I hope you're having a lovely week of spring weather. I've been enjoying the mix of rain and sun, and the smell of the flowers. I've gotten a chance to visit with friends I haven't seen for months and to make plans for the summer ahead.
Now I am fortunate to move in circles with many talented people. I know mediums, psychics, acupuncturists, shamans, and artists. I also unfortunately tend to compare myself with other people. (I'm sure none of you ever have that problem). Having good role models around is important, but it can become unhealthy if you measure yourself too strictly against others. Really I've accomplished quite a bit in the past few years, but I just tend to be surrounded by successful and exceptional people. When I get off balance rather than see this as a blessing, I tend to berate myself for not being as good, talented, psychic, ect... as whomever I measuring myself against.

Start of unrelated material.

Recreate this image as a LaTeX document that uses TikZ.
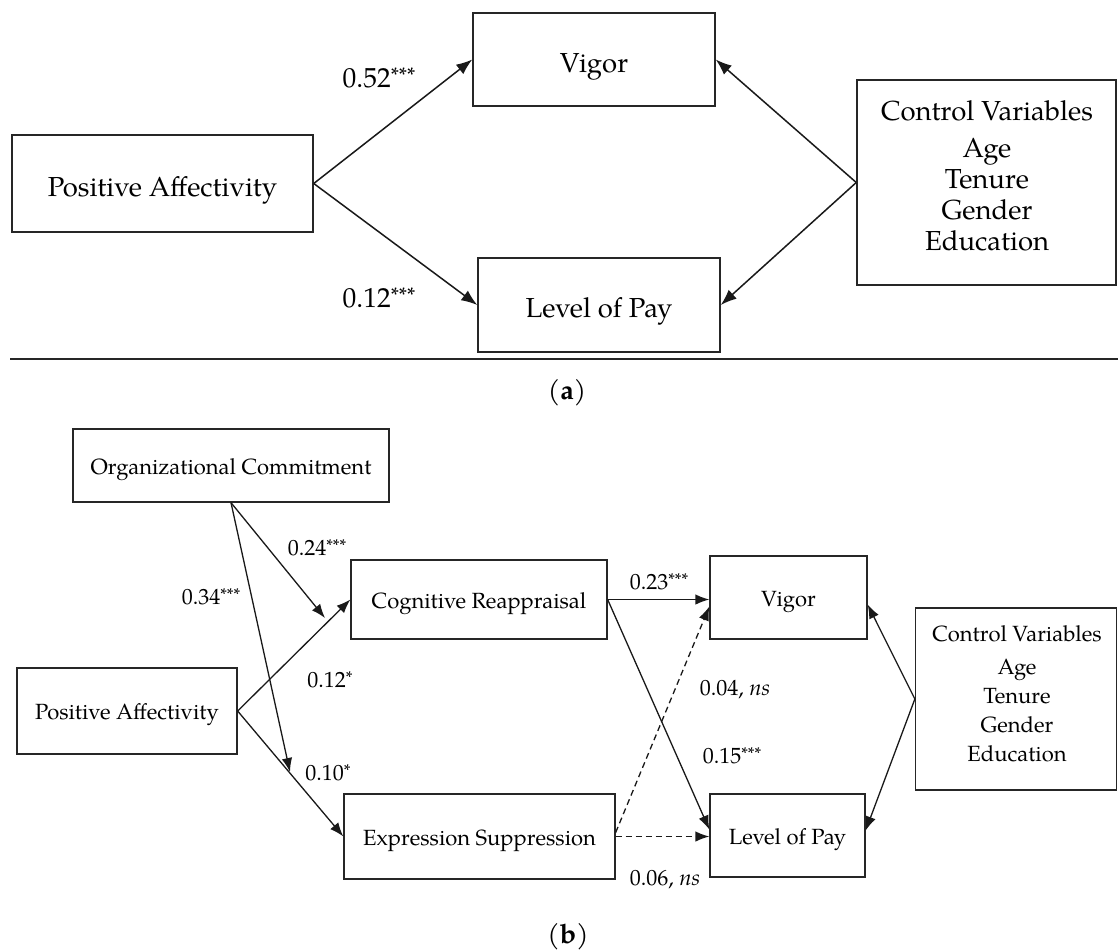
\documentclass[tikz,border=0pt]{standalone}
\usepackage{fontspec}
\setmainfont{TeX Gyre Pagella}
\usetikzlibrary{arrows.meta,calc}
\newcommand\stA[1]{\raisebox{5pt}{\fontsize{21}{21}\selectfont #1}}
\newcommand\stB[1]{\raisebox{4pt}{\fontsize{17}{17}\selectfont #1}}
\begin{document}
\begin{tikzpicture}[x=1pt,y=-1pt,
  boxa/.style={draw=black!85, line width=1.5pt, inner sep=0pt, align=center, font=\fontsize{27.5}{31}\selectfont, text height=25pt, text depth=0pt},
  boxb/.style={draw=black!85, line width=1.3pt, inner sep=0pt, align=center, font=\fontsize{22}{29}\selectfont, text height=17pt, text depth=0pt},
  arra/.style={line width=1.5pt, draw=black!90, -{Latex[length=16pt,width=12pt]}},
  arrb/.style={line width=1.3pt, draw=black!90, -{Latex[length=14pt,width=10.5pt]}},
  dsh/.style={arrb, dash pattern=on 6pt off 4pt},
  laba/.style={font=\fontsize{27.5}{31}\selectfont, inner sep=0pt},
  labb/.style={font=\fontsize{22}{26}\selectfont, inner sep=0pt},
  cvtxta/.style={font=\fontsize{27.5}{31}\selectfont, inner sep=0pt, align=center},
  cvtxtb/.style={font=\fontsize{22}{29}\selectfont, inner sep=0pt, align=center},
  capt/.style={font=\fontsize{27}{30}\selectfont, inner sep=0pt}
]
\useasboundingbox (0,0) rectangle (1118,951);
\fill[white] (0,0) rectangle (1118,951);

% ---------------- (a) ----------------
\node[boxa, minimum width=242, minimum height=93] (vga) at (594,59.5) {Vigor};
\node[boxa, minimum width=301, minimum height=97] (paa) at (162.5,183.5) {Positive Affectivity};
\node[boxa, minimum width=242, minimum height=94] (lpa) at (599,305) {Level of Pay};
\node[boxa, minimum width=259, minimum height=205] (cva) at (986.5,182.5) {};
\node[cvtxta] (cvta) at (987,176) {Control Variables\\[6pt]Age\\Tenure\\Gender\\Education};

\draw[arra] (paa.east) -- (vga.west);
\draw[arra] (paa.east) -- (lpa.west);
\draw[arra] (cva.west) -- (vga.east);
\draw[arra] (cva.west) -- (lpa.east);

\node[laba] (l52) at (379,78) {0.52\stA{***}};
\node[laba] (l12a) at (379,298) {0.12\stA{***}};

\coordinate (sepl) at (10,359);
\coordinate (sepr) at (1118,359);
\draw[line width=1.3pt, black!85] (sepl) -- (sepr);
\node[capt] (capa) at (567,393) {(\textbf{a})};

% ---------------- (b) ----------------
\node[boxb, minimum width=316, minimum height=73] (oc) at (231,465.5) {Organizational Commitment};
\node[boxb, minimum width=256, minimum height=79] (cr) at (479,599.5) {Cognitive Reappraisal};
\node[boxb, minimum width=220, minimum height=86] (pab) at (127,711) {Positive Affectivity};
\node[boxb, minimum width=271, minimum height=85] (es) at (479.5,836.5) {Expression Suppression};
\node[boxb, minimum width=157, minimum height=83] (vgb) at (788.5,597.5) {Vigor};
\node[boxb, minimum width=155, minimum height=83] (lpb) at (787.5,835.5) {Level of Pay};
\node[boxb, minimum width=201, minimum height=182] (cvb) at (1016,699) {};
\node[cvtxtb] (cvtb) at (1017,694) {Control Variables\\[4pt]Age\\Tenure\\Gender\\Education};

\coordinate (m1) at (325,618);
\coordinate (m2) at (290,772);

\draw[arrb] (oc.south) -- (m1);
\draw[arrb] (oc.south) -- (m2);
\draw[arrb] (pab.east) -- (cr.west);
\draw[arrb] (pab.east) -- (es.west);
\draw[arrb] (cr.east) -- (cr.east -| vgb.west);
\draw[arrb] (cr.east) -- ([yshift=6pt]lpb.west);
\draw[dsh] ([yshift=4pt]es.east) -- ([yshift=-9pt]vgb.west);
\draw[dsh] (es.east) -- (es.east -| lpb.west);
\draw[arrb] (cvb.west) -- ([yshift=-7pt]vgb.east);
\draw[arrb] (cvb.west) -- ([yshift=5pt]lpb.east);

\node[labb] (l24) at (317,548) {0.24\stB{***}};
\node[labb] (l34) at (211,597) {0.34\stB{***}};
\node[labb] (l12b) at (330,680) {0.12\stB{*}};
\node[labb] (l10) at (328,773) {0.10\stB{*}};
\node[labb] (l23) at (659,582) {0.23\stB{***}};
\node[labb] (l04) at (735,690) {0.04, \textit{ns}};
\node[labb] (l15) at (732,756) {0.15\stB{***}};
\node[labb] (l06) at (665,880) {0.06, \textit{ns}};
\node[capt] (capb) at (568,937) {(\textbf{b})};
\end{tikzpicture}
\end{document}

I don't always do this. When I was in college and taking my first drawing requirement class my easel was right next to a girl who was focusing on illustration. I was focusing on ceramics and at the time I really couldn't draw. (I'm out of practice now, but I am much better than I was then). It was apparent by the end of the first week that I had a choice: I could cease comparing myself with her or any of the other drawing majors, or I could slowly and tortuously drive myself completely crazy. So I stopped comparing myself to her and I made it through. After that it went a lot easier, except when the model came around during the break and looked at our drawings.
This may shock a lot of people, but surrounded as I am by such exceptionally gifted psychics I don't feel particularly psychic. I often describe myself as intuitive or empathic. Which is a much messier talent in some respects. I sometimes don't always recognize when I am feeling someone else rather than myself. Through use of oracle decks and runes I have learned to focus my senses to give psychic information, but I worked at it. For some it just comes easy. So I do my best and it does come easier than it used to, but it can be a little tough on the ego when people are so phenomenal without even trying.

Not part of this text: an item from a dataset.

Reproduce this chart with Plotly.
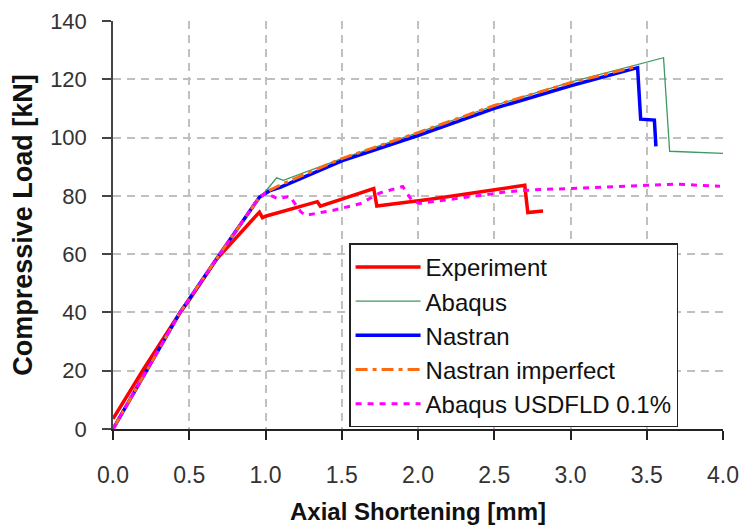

The problem with comparing myself with the people I know is the same one I had in art school: a clay artist comparing my drawing with someone whose focus is drawing. I never thought of comparing their pottery or sculpture with mine. (I was too busy thinking about how much I sucked at drawing). My talents are different. It took me a while to figure them out. I see patterns, I can often tell where events will go by looking at the present. I see meaning in random images, words, and sounds. In chaos I see an underlying order. In short I read omens. This is on top of picking up emotional energy. So apples and oranges when comparing myself to a medium (one who communicates with passed on spirits).
So how does this apply to you? Are you constantly comparing yourself to someone else in a way that makes you feel less? If you are committed to comparing yourself or your accomplishments to others are you taking into account where you both started from? Do you absolutely know how well someone else is doing, because sometimes what looks great from the outside looks quite differently from within. Are you comparing how something looks rather than how it feels? Maybe you don't want a house as big as your sister's house does that make you less successful? Does your life feel like a contest rather than a journey or adventure? Does someone else's success detract from your own? If so maybe you need to think about what elements you need for your own happiness rather than trying to measure your satisfaction against the perceived satisfaction of others. I'll try and do the same.